Влюблялись в танец, талант, энергию, которая выплескивалась в зал, удивительное сценическое обаяние, в харизму (хотя во времена, когда Плисецкая царила на сцене, об этом еще не говорили).
Михаил Лавровский – один из тех немногих (в их числе еще Валентин Елизарьев и Сергей Радченко – это из тех, с кем я разговаривала), кому женских чар Плисецкой удалось избежать.
– У нее был талант, действительно. На сцене она потрясающая просто. Самое главное – полностью, такого вообще не бывает – талант, сочетающийся с абсолютно идеальными внешними данными. Я был на каком-то вечере, она не танцевала, просто вышла на сцену в платье. Раскрыла руки, повернулась – гениально просто, – говорит он.

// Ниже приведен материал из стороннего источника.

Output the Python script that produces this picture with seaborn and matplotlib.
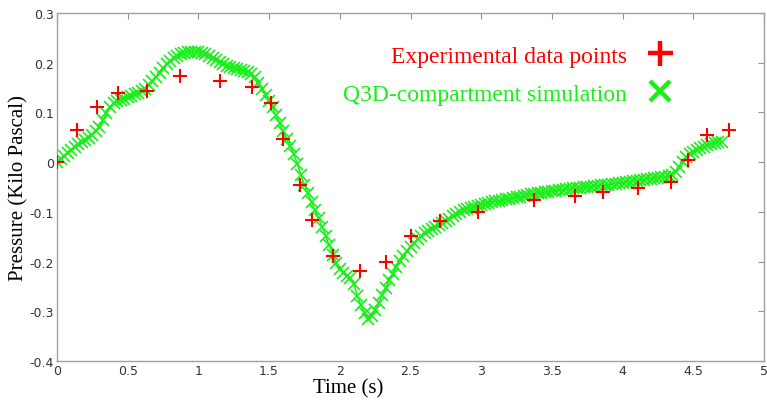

А Сергей Радченко говорит, что, конечно, был влюблен в Плисецкую, но только как в партнершу:
– Что бы она ни делала, всем это нравилось. Не было такого, чтобы «что-то не то она сделала» – не в музыку, или еще что. Майя, – Сергей повышает голос, и я понимаю, что сейчас он скажет что-то важное, – никогда не ругала партнеров. Вот мы были в поездке, и Фадеечев Коля ее завалил. Она начала хохотать, не может сдержать смех. Я сам это слышал…
– Он ее с ноги снял, а она такая: «Вали, вали», – смеется Елена Радченко.
– И хохочет, – заканчивает Сергей.
– Прямо на сцене?
– Прямо на сцене. Это было в Финляндии, и я стоял за кулисами. Мы просто поражались. И получилось настолько все естественно. Единственное неестественное было – нельзя было в этот момент улыбаться: в «Лебедином» совсем по-другому все.
Александр Фирер говорит, что иногда красота и гений Плисецкой действовали на людей удивительным образом, и вспоминает, как директор французского культурного центра практически утратил дар речи, стоило Майе Михайловне посмотреть на него своими «большими, огромными глазами».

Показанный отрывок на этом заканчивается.